Ans. If you want to check if a number is prime:

• Divide it by all prime numbers up to the square root of the number.

• If no division results in a whole number, it’s prime.

2. What are some common tricks to identify prime numbers quickly?

Ans. Divisibility Rules: Use quick checks for divisibility by small primes (e.g., 2, 3, 5).

• Digit Patterns: Numbers ending in 0, 2, 4, 6, or 8 (except 2) or 5 (except 5) are not prime.

• Odd Prime Rules: Excluding 2, all primes are odd.

• The sum of Digits Test: The sum of digits divisible by 3 or 9 indicates the number itself is divisible by 3 or 9.

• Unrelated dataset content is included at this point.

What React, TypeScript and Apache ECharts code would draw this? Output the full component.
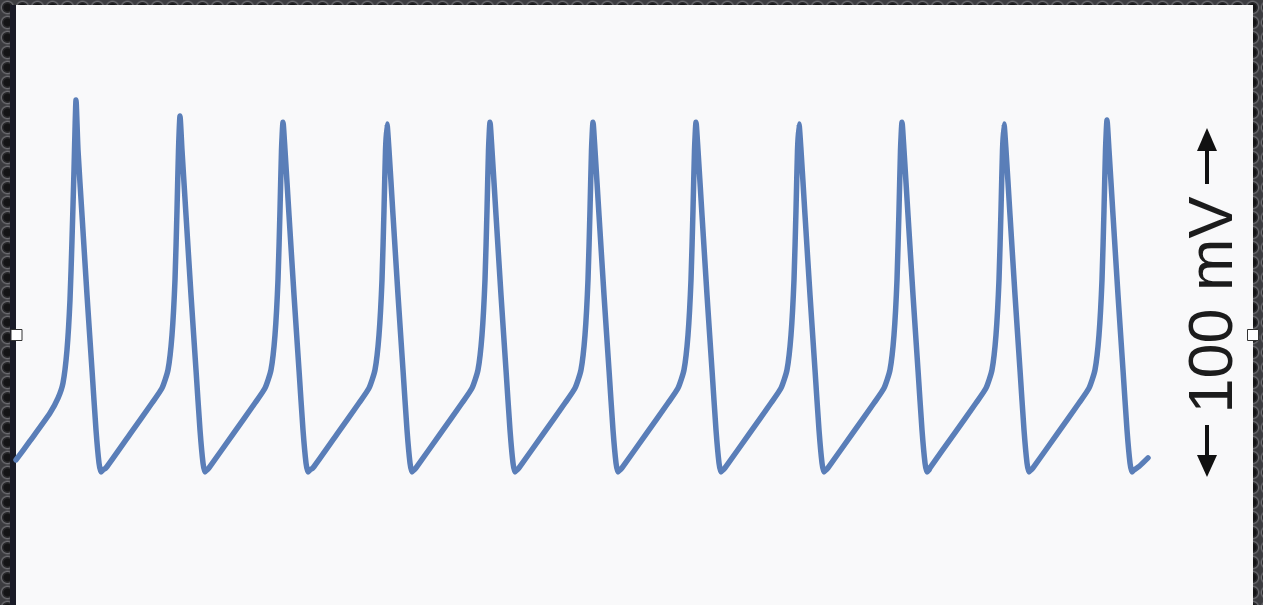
import React, { useEffect, useRef } from "react";
import * as echarts from "echarts";

// time in ms, membrane potential in mV
const spike1: [number, number][] = [
  [0, -71.5], [14, -66.0], [34, -57.9], [42, -53.6], [47, -49.2], [51, -39.6], [54, -25.1],
  [56, -7.8], [58, 12.5], [59, 24.1], [60, 32.8], [62, 18.3], [66, -0.5], [71, -23.7],
  [76, -45.4], [80, -62.8], [83, -72.4], [85, -75.0], [87, -74.4],
];
const spike2: [number, number][] = [
  [90, -73.8], [114, -64.0], [136, -55.0], [146, -50.7], [152, -45.4], [156, -35.3], [159, -19.3],
  [161, 0.9], [162.5, 18.3], [164, 28.2], [166, 18.3], [170, -0.5], [175, -23.7], [180, -45.4],
  [184, -62.8], [187, -72.4], [189, -75.0], [191, -74.4],
];
const spike3: [number, number][] = [
  [193, -73.8], [217, -64.0], [239, -55.0], [249, -50.7], [255, -45.4], [259, -35.3], [262, -19.3],
  [264, 0.9], [265.5, 18.3], [267, 26.4], [269, 18.3], [273, -0.5], [278, -23.7], [283, -45.4],
  [287, -62.8], [290, -72.4], [292, -75.0], [294, -74.4],
];
const spike4: [number, number][] = [
  [297, -73.8], [321, -64.0], [343, -55.0], [353, -50.7], [359, -45.4], [363, -35.3], [366, -19.3],
  [368, 0.9], [369.5, 18.3], [371, 25.9], [373, 18.3], [377, -0.5], [382, -23.7], [387, -45.4],
  [391, -62.8], [394, -72.4], [396, -75.0], [398, -74.4],
];
const spike5: [number, number][] = [
  [400, -73.8], [424, -64.0], [446, -55.0], [456, -50.7], [462, -45.4], [466, -35.3], [469, -19.3],
  [471, 0.9], [472.5, 18.3], [474, 26.4], [476, 18.3], [480, -0.5], [485, -23.7], [490, -45.4],
  [494, -62.8], [497, -72.4], [499, -75.0], [501, -74.4],
];
const spike6: [number, number][] = [
  [503, -73.8], [527, -64.0], [549, -55.0], [559, -50.7], [565, -45.4], [569, -35.3], [572, -19.3],
  [574, 0.9], [575.5, 18.3], [577, 26.4], [579, 18.3], [583, -0.5], [588, -23.7], [593, -45.4],
  [597, -62.8], [600, -72.4], [602, -75.0], [604, -74.4],
];
const spike7: [number, number][] = [
  [606, -73.8], [630, -64.0], [652, -55.0], [662, -50.7], [668, -45.4], [672, -35.3], [675, -19.3],
  [677, 0.9], [678.5, 18.3], [680, 26.4], [682, 18.3], [686, -0.5], [691, -23.7], [696, -45.4],
  [700, -62.8], [703, -72.4], [705, -75.0], [707, -74.4],
];
const spike8: [number, number][] = [
  [709, -73.8], [733, -64.0], [755, -55.0], [765, -50.7], [771, -45.4], [775, -35.3], [778, -19.3],
  [780, 0.9], [781.5, 18.3], [783, 25.9], [785, 18.3], [789, -0.5], [794, -23.7], [799, -45.4],
  [803, -62.8], [806, -72.4], [808, -75.0], [810, -74.4],
];
const spike9: [number, number][] = [
  [812, -73.8], [836, -64.0], [858, -55.0], [868, -50.7], [874, -45.4], [878, -35.3], [881, -19.3],
  [883, 0.9], [884.5, 18.3], [886, 26.4], [888, 18.3], [892, -0.5], [897, -23.7], [902, -45.4],
  [906, -62.8], [909, -72.4], [911, -75.0], [913, -74.4],
];
const spike10: [number, number][] = [
  [914, -73.8], [938, -64.0], [960, -55.0], [970, -50.7], [976, -45.4], [980, -35.3], [983, -19.3],
  [985, 0.9], [986.5, 18.3], [988, 25.9], [990, 18.3], [994, -0.5], [999, -23.7], [1004, -45.4],
  [1008, -62.8], [1011, -72.4], [1013, -75.0], [1015, -74.4],
];
const spike11: [number, number][] = [
  [1017, -73.8], [1041, -64.0], [1063, -55.0], [1073, -50.7], [1079, -45.4], [1083, -35.3], [1086, -19.3],
  [1088, 0.9], [1089.5, 18.3], [1091, 27.0], [1093, 18.3], [1097, -0.5], [1102, -23.7], [1107, -45.4],
  [1111, -62.8], [1114, -72.4], [1116, -75.0], [1118, -74.4], [1123, -73.4], [1132, -70.9],
];

const scaleLabel = "100 mV";

export default function App() {
  const ref = useRef<HTMLDivElement>(null);

  useEffect(() => {
    if (!ref.current) return;
    const chart = echarts.init(ref.current, undefined, { renderer: "svg" });
    const trace = [
      ...spike1, ...spike2, ...spike3, ...spike4, ...spike5, ...spike6,
      ...spike7, ...spike8, ...spike9, ...spike10, ...spike11,
    ];
    chart.setOption({
      animation: false,
      grid: { left: 16, right: 10, top: 40.75, bottom: 12.25 },
      xAxis: {
        type: "value", min: 0, max: 1237,
        axisLine: { show: false }, axisTick: { show: false },
        axisLabel: { show: false }, splitLine: { show: false },
      },
      yAxis: {
        type: "value", min: -110, max: 50,
        axisLine: { show: false }, axisTick: { show: false },
        axisLabel: { show: false }, splitLine: { show: false },
      },
      series: [
        {
          type: "line",
          data: trace,
          showSymbol: false,
          smooth: 0.2,
          lineStyle: { color: "#5a7eb8", width: 5.5, join: "round", cap: "round" },
        },
      ],
      graphic: [
        { type: "line", shape: { x1: 1207, y1: 184, x2: 1207, y2: 148 }, style: { stroke: "#111", lineWidth: 4 } },
        { type: "polygon", shape: { points: [[1207, 128], [1197, 151], [1217, 151]] }, style: { fill: "#111" } },
        { type: "line", shape: { x1: 1207, y1: 425, x2: 1207, y2: 458 }, style: { stroke: "#111", lineWidth: 4 } },
        { type: "polygon", shape: { points: [[1207, 477], [1197, 455], [1217, 455]] }, style: { fill: "#111" } },
        {
          type: "text", x: 1210, y: 305, rotation: Math.PI / 2,
          style: {
            text: scaleLabel, fill: "#1c1c1c", font: "63px 'Liberation Sans', Arial, sans-serif",
            textAlign: "center", textVerticalAlign: "middle",
          },
        },
        { type: "rect", shape: { x: 11, y: 329.5, width: 11, height: 11 }, style: { fill: "#fff", stroke: "#333", lineWidth: 1 } },
        { type: "rect", shape: { x: 1247.5, y: 329.5, width: 11, height: 11 }, style: { fill: "#fff", stroke: "#333", lineWidth: 1 } },
      ],
    });
    return () => chart.dispose();
  }, []);

  return (
    <div
      style={{
        position: "fixed", left: 0, top: 0, width: 1263, height: 605, overflow: "hidden",
        backgroundColor: "#3a3a3e",
        backgroundImage:
          "radial-gradient(circle, #141416 0 3.5px, #2a2a2d 4.5px 5px, #6b6b70 6px, #3c3c40 7.5px)",
        backgroundSize: "15px 15px",
      }}
    >
      <div style={{ position: "absolute", left: 10, top: 5, width: 6, height: 600, background: "#1a1b27" }} />
      <div style={{ position: "absolute", left: 16, top: 5, width: 1237, height: 600, background: "#f9f9fa" }} />
      <div ref={ref} style={{ position: "absolute", left: 0, top: 0, width: 1263, height: 605 }} />
    </div>
  );
}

3. Can you explain the method of checking divisibility by 3 for prime numbers?

Ans. Step 1: Add all the digits of the number.

• Step 2: Check if the sum is divisible by 3.

• Step 3: If it is, the number itself is divisible by 3 and not prime (except for 3).
  Example: For 87, the sum is 8 + 7 = 15, divisible by 3. So, 87 is not prime.

4. Why isn’t 1 a prime number?

Ans. The number 1 is not prime because it only has one factor (itself), while prime numbers require exactly two factors: 1 and the number itself.